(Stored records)
————

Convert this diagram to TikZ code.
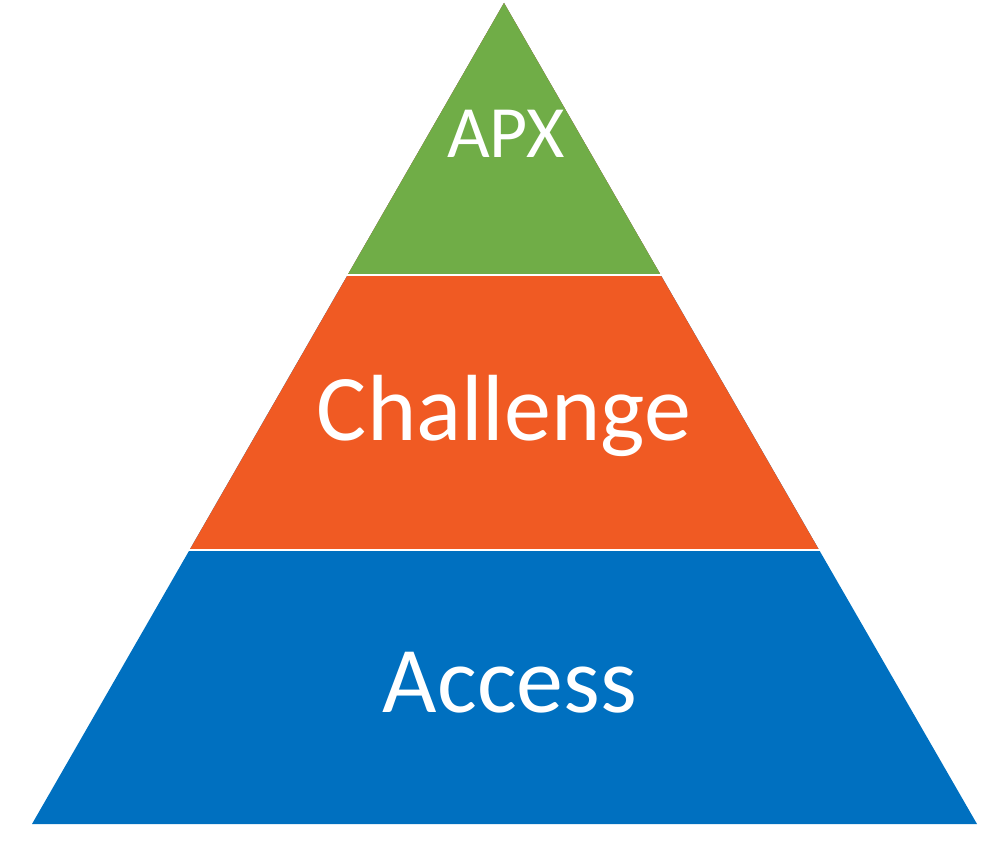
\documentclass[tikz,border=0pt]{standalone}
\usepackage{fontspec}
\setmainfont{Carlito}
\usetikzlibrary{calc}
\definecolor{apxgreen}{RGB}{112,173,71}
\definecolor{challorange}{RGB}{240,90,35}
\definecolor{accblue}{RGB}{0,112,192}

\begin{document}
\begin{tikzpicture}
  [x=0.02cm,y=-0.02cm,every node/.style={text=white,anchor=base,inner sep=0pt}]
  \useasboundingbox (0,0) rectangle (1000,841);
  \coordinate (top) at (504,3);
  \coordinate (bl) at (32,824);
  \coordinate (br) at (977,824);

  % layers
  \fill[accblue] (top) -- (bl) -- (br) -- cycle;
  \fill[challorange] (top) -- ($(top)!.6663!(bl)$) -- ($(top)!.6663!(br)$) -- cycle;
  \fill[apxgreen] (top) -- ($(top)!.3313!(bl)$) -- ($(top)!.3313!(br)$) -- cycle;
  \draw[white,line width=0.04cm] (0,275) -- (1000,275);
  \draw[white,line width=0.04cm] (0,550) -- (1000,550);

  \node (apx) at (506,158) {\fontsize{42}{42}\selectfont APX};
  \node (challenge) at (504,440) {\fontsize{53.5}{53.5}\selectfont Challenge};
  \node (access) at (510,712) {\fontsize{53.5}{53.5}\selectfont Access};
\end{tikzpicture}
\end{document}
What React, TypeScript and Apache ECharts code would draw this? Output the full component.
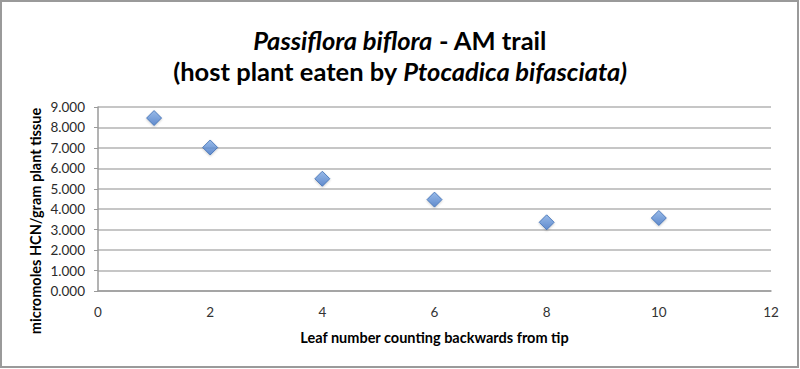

————

Skip the pictures and transcribe the rest of the records exactly.

Convert this diagram to TikZ code.
\documentclass[tikz,border=0pt]{standalone}
\usepackage{fontspec}
\setmainfont{Carlito}
\usetikzlibrary{calc}
\definecolor{apxgreen}{RGB}{112,173,71}
\definecolor{challorange}{RGB}{240,90,35}
\definecolor{accblue}{RGB}{0,112,192}

\begin{document}
\begin{tikzpicture}
  [x=0.02cm,y=-0.02cm,every node/.style={text=white,anchor=base,inner sep=0pt}]
  \useasboundingbox (0,0) rectangle (1000,841);
  \coordinate (top) at (504,3);
  \coordinate (bl) at (32,824);
  \coordinate (br) at (977,824);

  % layers
  \fill[accblue] (top) -- (bl) -- (br) -- cycle;
  \fill[challorange] (top) -- ($(top)!.6663!(bl)$) -- ($(top)!.6663!(br)$) -- cycle;
  \fill[apxgreen] (top) -- ($(top)!.3313!(bl)$) -- ($(top)!.3313!(br)$) -- cycle;
  \draw[white,line width=0.04cm] (0,275) -- (1000,275);
  \draw[white,line width=0.04cm] (0,550) -- (1000,550);

  \node (apx) at (506,158) {\fontsize{42}{42}\selectfont APX};
  \node (challenge) at (504,440) {\fontsize{53.5}{53.5}\selectfont Challenge};
  \node (access) at (510,712) {\fontsize{53.5}{53.5}\selectfont Access};
\end{tikzpicture}
\end{document}
What React, TypeScript and Apache ECharts code would draw this? Output the full component.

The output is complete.